- WRITTEN INSTRUCTION -
Beneath this instruction is a block of data; output from it exactly the lines that run from the one containing "Convert this chart" through the one containing "Chart.register(...registerables);", inclusive.

- DATA LISTING -
□ □ □

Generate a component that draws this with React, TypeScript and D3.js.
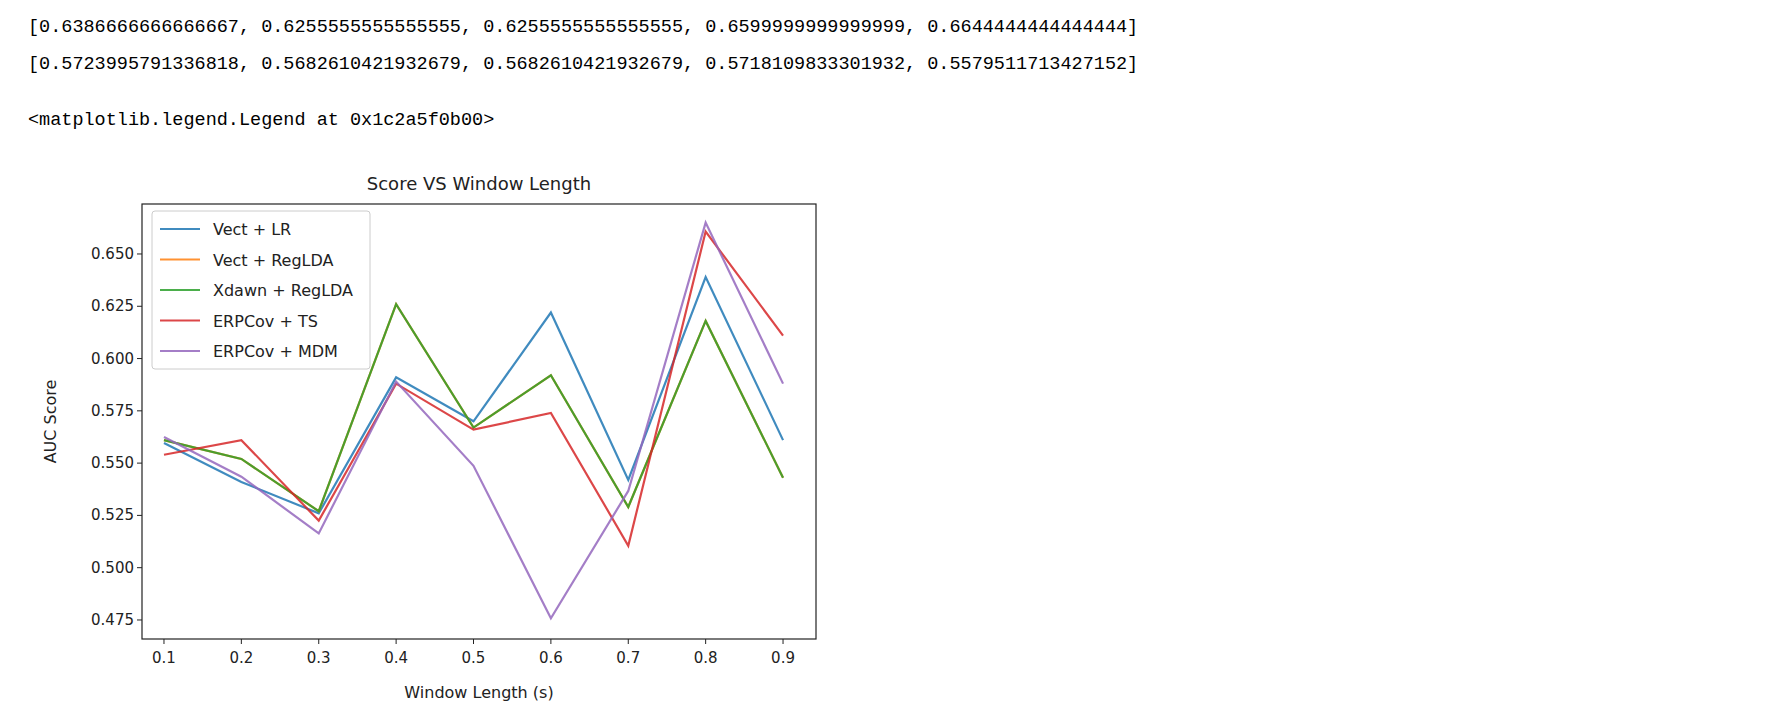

□ □ □

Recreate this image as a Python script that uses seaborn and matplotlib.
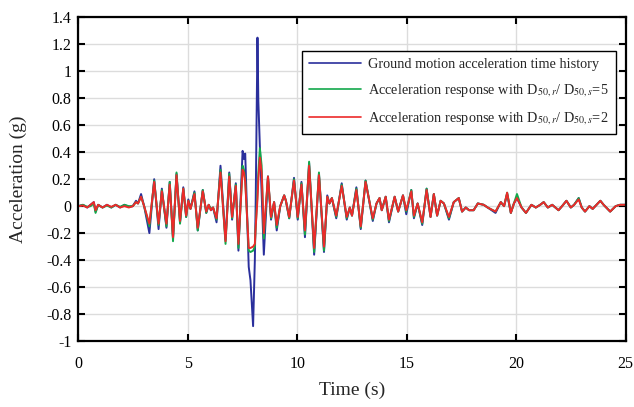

□ □ □

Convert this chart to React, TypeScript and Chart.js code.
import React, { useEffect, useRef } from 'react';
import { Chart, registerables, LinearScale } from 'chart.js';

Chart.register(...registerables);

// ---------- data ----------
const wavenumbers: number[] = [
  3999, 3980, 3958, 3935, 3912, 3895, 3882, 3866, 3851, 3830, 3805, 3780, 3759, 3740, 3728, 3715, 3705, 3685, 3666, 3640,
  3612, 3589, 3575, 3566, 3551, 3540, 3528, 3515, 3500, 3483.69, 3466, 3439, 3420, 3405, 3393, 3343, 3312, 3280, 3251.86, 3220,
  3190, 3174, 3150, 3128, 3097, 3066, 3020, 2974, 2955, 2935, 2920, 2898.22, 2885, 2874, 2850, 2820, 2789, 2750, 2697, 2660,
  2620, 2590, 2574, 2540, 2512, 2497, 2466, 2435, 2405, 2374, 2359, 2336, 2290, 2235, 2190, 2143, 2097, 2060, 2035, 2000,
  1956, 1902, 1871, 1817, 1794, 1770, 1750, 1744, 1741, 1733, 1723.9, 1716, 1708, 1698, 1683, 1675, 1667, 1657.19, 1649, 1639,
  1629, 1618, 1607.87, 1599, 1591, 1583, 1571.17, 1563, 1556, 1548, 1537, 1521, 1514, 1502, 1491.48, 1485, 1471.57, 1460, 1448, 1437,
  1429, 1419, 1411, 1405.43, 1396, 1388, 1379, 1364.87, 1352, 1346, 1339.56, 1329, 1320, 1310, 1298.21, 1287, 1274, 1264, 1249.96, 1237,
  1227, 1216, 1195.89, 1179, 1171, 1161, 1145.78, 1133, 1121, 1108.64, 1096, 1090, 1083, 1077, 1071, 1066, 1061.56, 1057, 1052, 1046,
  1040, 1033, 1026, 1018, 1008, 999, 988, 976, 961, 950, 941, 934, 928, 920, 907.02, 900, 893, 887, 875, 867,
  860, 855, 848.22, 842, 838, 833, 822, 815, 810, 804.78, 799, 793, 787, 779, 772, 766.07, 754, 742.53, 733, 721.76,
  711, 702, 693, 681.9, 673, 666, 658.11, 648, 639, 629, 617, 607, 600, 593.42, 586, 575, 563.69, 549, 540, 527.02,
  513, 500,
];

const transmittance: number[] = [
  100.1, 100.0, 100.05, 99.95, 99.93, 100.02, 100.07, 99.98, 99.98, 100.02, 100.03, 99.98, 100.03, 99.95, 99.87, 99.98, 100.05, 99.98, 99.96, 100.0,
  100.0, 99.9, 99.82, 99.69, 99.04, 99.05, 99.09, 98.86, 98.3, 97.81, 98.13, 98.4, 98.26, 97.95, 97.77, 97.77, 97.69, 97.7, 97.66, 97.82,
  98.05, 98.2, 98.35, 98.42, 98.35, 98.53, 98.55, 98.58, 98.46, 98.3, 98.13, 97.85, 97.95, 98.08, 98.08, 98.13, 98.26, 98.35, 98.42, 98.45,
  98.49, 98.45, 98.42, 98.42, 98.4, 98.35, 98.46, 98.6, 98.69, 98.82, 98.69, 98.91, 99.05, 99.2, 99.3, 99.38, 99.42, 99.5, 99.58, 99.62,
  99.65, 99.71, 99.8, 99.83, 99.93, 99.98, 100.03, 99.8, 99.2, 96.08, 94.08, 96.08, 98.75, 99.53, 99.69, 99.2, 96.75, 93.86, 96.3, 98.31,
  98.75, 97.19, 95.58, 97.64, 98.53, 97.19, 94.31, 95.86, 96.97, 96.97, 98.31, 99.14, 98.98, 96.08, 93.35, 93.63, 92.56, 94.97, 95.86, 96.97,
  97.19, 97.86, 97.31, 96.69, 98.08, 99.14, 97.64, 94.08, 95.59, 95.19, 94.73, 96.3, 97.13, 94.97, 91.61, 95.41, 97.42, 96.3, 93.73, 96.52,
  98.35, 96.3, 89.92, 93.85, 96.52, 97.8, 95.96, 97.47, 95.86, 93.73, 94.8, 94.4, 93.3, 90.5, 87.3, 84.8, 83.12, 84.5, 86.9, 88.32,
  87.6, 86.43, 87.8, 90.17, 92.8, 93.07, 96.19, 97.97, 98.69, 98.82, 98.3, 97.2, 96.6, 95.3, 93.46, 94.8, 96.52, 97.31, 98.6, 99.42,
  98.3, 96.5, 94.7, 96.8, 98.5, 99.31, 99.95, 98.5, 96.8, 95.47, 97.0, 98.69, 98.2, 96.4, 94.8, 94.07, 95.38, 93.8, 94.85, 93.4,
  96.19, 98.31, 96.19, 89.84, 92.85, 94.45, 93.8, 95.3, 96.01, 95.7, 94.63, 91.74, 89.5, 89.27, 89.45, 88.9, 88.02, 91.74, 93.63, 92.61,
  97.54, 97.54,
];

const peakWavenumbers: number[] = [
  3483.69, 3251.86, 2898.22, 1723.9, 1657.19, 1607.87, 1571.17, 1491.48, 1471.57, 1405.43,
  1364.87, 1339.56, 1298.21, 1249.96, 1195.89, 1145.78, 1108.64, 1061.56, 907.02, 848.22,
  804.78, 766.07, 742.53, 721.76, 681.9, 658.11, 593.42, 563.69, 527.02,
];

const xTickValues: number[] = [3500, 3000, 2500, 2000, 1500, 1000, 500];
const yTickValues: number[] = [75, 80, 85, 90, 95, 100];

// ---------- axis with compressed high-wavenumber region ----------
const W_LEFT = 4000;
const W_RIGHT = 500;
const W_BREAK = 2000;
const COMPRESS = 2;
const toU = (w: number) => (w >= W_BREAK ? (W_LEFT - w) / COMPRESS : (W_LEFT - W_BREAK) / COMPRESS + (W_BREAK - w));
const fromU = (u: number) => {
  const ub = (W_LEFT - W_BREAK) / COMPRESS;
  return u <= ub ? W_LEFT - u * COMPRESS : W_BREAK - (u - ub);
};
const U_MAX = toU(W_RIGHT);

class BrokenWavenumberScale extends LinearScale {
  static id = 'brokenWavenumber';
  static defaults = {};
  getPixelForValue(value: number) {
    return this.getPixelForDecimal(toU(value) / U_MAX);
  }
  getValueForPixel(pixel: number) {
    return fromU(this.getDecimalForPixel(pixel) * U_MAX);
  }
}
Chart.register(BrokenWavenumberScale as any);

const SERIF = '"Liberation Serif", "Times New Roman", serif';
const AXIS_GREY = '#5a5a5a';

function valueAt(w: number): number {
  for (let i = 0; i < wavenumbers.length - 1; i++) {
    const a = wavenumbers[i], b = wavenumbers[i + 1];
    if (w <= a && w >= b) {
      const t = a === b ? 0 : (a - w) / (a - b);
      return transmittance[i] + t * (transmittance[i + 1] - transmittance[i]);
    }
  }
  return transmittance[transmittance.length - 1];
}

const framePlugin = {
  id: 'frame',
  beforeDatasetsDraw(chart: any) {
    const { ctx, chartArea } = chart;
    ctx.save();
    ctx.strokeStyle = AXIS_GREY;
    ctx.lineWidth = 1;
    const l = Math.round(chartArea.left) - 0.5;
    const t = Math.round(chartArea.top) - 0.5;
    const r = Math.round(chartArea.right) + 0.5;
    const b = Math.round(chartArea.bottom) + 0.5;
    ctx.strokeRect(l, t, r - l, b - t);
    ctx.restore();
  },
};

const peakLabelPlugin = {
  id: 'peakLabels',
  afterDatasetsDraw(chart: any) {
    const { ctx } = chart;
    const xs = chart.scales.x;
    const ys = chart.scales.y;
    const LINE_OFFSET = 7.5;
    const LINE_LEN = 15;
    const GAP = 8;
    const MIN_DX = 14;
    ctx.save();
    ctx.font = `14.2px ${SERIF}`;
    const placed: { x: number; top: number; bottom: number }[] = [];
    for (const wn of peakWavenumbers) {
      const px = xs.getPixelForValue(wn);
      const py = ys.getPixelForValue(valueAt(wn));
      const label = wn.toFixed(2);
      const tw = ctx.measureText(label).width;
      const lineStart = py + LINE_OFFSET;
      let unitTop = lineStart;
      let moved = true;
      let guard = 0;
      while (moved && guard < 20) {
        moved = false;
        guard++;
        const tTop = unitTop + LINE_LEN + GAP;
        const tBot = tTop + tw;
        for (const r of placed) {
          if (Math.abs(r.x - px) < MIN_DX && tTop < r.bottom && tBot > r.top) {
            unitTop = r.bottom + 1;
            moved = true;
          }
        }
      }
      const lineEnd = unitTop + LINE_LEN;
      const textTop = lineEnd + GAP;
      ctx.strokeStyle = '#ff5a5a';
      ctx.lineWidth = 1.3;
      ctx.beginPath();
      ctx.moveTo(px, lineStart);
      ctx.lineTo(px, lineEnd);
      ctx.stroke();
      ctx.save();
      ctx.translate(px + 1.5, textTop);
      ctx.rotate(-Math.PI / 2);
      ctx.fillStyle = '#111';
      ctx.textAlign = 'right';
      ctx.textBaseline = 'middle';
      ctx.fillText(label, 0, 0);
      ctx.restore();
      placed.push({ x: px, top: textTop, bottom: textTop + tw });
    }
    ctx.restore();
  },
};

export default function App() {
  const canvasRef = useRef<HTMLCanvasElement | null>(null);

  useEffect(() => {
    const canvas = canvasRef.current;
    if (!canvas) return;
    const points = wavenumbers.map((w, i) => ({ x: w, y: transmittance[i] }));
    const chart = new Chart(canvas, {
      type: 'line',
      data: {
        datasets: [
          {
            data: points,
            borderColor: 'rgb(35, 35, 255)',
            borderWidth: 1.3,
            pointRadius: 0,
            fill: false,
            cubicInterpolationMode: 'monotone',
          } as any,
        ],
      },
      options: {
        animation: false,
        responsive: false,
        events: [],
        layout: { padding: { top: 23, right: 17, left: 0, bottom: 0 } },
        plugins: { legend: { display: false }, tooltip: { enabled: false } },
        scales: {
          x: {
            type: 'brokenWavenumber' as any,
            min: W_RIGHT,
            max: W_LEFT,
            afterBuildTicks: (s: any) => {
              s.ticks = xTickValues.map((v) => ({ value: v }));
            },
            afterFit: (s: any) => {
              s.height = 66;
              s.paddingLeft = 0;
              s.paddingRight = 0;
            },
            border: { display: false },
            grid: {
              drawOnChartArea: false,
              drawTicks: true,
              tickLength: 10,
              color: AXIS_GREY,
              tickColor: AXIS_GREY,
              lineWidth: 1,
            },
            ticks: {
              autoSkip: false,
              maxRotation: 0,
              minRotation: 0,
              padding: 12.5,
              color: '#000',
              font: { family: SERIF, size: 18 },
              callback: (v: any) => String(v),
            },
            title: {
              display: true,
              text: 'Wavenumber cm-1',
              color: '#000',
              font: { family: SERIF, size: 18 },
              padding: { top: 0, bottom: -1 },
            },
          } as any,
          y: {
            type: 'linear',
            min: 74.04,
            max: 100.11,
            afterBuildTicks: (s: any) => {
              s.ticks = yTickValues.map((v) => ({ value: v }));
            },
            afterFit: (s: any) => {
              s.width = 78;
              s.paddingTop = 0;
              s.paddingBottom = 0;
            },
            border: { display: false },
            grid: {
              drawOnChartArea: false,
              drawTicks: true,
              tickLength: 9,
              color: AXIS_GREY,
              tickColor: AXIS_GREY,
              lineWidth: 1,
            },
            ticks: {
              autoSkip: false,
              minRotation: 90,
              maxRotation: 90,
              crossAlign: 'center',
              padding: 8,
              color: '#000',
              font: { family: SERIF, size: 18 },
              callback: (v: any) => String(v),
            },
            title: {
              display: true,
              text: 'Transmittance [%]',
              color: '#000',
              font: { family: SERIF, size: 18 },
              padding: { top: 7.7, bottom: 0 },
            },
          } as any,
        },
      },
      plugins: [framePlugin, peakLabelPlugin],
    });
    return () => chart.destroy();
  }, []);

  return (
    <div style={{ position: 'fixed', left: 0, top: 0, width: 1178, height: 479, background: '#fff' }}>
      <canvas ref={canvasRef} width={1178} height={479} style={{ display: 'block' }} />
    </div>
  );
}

□ □ □

- CORRECT OUTPUT -
Convert this chart to React, TypeScript and Chart.js code.
import React, { useEffect, useRef } from 'react';
import { Chart, registerables, LinearScale } from 'chart.js';

Chart.register(...registerables);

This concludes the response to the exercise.